» **Available data**

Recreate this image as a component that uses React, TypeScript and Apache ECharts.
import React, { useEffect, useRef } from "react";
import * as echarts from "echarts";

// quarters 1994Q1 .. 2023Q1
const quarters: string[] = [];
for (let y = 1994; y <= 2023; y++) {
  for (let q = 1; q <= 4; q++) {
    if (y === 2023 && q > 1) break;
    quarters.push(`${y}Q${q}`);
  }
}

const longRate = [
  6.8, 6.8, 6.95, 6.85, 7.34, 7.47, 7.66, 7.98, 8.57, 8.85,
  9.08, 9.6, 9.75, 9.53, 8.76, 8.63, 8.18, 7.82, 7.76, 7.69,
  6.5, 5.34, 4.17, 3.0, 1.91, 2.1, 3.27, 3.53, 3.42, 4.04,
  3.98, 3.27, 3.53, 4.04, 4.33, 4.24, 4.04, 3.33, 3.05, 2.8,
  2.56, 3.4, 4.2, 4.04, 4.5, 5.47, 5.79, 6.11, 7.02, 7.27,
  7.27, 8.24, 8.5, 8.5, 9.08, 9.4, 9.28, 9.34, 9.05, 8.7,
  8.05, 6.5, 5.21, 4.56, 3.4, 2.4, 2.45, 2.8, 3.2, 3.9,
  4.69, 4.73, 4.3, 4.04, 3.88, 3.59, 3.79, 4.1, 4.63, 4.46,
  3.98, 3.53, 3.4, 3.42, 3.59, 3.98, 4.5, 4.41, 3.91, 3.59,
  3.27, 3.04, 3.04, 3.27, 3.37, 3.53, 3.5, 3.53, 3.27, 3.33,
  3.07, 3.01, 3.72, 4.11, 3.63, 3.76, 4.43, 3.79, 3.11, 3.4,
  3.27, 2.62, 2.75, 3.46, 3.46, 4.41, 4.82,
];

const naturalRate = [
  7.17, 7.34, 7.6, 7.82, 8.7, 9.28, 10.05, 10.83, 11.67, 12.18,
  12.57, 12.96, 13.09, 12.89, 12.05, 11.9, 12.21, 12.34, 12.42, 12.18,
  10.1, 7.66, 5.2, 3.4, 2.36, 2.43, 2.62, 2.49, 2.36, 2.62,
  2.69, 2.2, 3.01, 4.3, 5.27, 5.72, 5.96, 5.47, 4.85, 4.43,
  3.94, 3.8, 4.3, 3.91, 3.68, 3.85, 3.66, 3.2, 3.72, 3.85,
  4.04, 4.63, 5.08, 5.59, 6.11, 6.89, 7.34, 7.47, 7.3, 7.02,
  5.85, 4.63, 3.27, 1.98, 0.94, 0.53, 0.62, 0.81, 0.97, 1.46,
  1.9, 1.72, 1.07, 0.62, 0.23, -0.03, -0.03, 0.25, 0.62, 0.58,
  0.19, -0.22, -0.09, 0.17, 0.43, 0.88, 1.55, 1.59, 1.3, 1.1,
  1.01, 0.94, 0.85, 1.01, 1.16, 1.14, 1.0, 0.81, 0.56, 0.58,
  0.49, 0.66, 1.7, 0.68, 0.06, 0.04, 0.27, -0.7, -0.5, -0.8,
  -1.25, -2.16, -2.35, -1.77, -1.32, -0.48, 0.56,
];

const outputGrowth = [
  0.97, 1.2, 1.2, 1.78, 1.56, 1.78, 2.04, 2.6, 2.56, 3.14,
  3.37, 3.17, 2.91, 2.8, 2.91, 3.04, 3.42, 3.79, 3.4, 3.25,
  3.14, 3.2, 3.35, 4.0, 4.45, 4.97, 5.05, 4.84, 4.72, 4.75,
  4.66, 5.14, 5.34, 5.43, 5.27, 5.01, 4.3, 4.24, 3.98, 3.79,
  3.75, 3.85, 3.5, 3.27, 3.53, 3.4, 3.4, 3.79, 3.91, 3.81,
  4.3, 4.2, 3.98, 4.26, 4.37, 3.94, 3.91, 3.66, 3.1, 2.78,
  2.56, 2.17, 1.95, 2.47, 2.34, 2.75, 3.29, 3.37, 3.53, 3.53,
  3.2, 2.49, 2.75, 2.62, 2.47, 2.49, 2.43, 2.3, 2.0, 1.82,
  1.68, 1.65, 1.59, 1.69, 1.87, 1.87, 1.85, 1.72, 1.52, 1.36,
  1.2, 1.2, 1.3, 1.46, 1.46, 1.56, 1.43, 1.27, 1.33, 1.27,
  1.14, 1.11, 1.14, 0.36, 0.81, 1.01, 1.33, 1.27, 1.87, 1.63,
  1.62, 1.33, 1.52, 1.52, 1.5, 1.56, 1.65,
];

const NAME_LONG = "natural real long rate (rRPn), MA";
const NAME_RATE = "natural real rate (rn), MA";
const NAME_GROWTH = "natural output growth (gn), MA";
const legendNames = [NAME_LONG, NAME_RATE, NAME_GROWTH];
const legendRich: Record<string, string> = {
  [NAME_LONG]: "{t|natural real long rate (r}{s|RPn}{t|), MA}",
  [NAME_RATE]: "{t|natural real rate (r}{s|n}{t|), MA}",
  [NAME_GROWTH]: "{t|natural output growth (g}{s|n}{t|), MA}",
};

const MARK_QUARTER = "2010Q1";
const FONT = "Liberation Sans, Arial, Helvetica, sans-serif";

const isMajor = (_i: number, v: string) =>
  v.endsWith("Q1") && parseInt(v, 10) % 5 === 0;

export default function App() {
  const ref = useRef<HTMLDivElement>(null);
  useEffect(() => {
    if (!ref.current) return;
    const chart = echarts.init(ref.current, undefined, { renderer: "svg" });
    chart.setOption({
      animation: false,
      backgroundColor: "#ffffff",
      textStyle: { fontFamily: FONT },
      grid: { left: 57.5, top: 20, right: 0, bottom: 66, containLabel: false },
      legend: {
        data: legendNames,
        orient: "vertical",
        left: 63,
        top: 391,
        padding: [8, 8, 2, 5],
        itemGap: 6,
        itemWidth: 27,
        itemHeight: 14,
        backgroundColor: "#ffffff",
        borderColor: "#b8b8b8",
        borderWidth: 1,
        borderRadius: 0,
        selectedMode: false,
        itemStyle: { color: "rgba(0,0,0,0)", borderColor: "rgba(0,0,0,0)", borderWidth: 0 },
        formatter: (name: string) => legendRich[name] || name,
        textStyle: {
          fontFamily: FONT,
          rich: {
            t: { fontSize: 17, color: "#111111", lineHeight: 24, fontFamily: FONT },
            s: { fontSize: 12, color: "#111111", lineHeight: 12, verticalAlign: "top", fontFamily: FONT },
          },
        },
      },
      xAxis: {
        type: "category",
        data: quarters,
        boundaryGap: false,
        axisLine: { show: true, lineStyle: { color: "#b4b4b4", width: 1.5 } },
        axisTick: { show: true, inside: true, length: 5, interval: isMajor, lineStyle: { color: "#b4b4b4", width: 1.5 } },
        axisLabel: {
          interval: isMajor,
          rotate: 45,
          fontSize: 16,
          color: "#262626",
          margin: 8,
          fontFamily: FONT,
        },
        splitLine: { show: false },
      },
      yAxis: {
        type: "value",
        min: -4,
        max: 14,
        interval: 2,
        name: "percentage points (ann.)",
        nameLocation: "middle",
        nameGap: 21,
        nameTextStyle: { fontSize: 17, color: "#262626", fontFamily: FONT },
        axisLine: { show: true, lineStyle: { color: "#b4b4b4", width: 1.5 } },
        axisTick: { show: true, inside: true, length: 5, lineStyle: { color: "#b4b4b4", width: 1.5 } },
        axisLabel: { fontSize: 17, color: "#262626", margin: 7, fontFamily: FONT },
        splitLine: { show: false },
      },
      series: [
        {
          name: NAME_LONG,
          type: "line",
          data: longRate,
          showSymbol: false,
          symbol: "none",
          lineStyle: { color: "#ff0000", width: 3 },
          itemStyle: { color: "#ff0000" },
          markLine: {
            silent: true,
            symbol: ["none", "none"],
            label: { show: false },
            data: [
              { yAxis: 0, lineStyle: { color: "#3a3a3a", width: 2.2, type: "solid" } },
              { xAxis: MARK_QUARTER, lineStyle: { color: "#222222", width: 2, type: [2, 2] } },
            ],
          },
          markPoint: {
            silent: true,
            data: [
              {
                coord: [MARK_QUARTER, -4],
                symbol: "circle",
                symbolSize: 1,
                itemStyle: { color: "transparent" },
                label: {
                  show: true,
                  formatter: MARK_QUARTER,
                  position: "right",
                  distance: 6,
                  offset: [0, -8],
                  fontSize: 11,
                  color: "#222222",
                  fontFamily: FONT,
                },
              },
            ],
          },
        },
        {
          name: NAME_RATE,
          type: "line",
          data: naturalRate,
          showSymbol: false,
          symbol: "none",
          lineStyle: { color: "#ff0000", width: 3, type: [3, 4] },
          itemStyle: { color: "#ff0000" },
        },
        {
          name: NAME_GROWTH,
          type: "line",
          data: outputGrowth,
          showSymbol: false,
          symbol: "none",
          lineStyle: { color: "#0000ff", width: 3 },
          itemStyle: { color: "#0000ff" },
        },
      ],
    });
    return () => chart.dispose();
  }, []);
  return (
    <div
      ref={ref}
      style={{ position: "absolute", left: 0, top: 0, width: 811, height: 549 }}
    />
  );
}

» **The exercise**
In the listing above, please print only the lines from the first one to the line where "import * as" appears, exactly as written, both of those lines included.

» **Task output**
Recreate this image as a component that uses React, TypeScript and Apache ECharts.
import React, { useEffect, useRef } from "react";
import * as echarts from "echarts";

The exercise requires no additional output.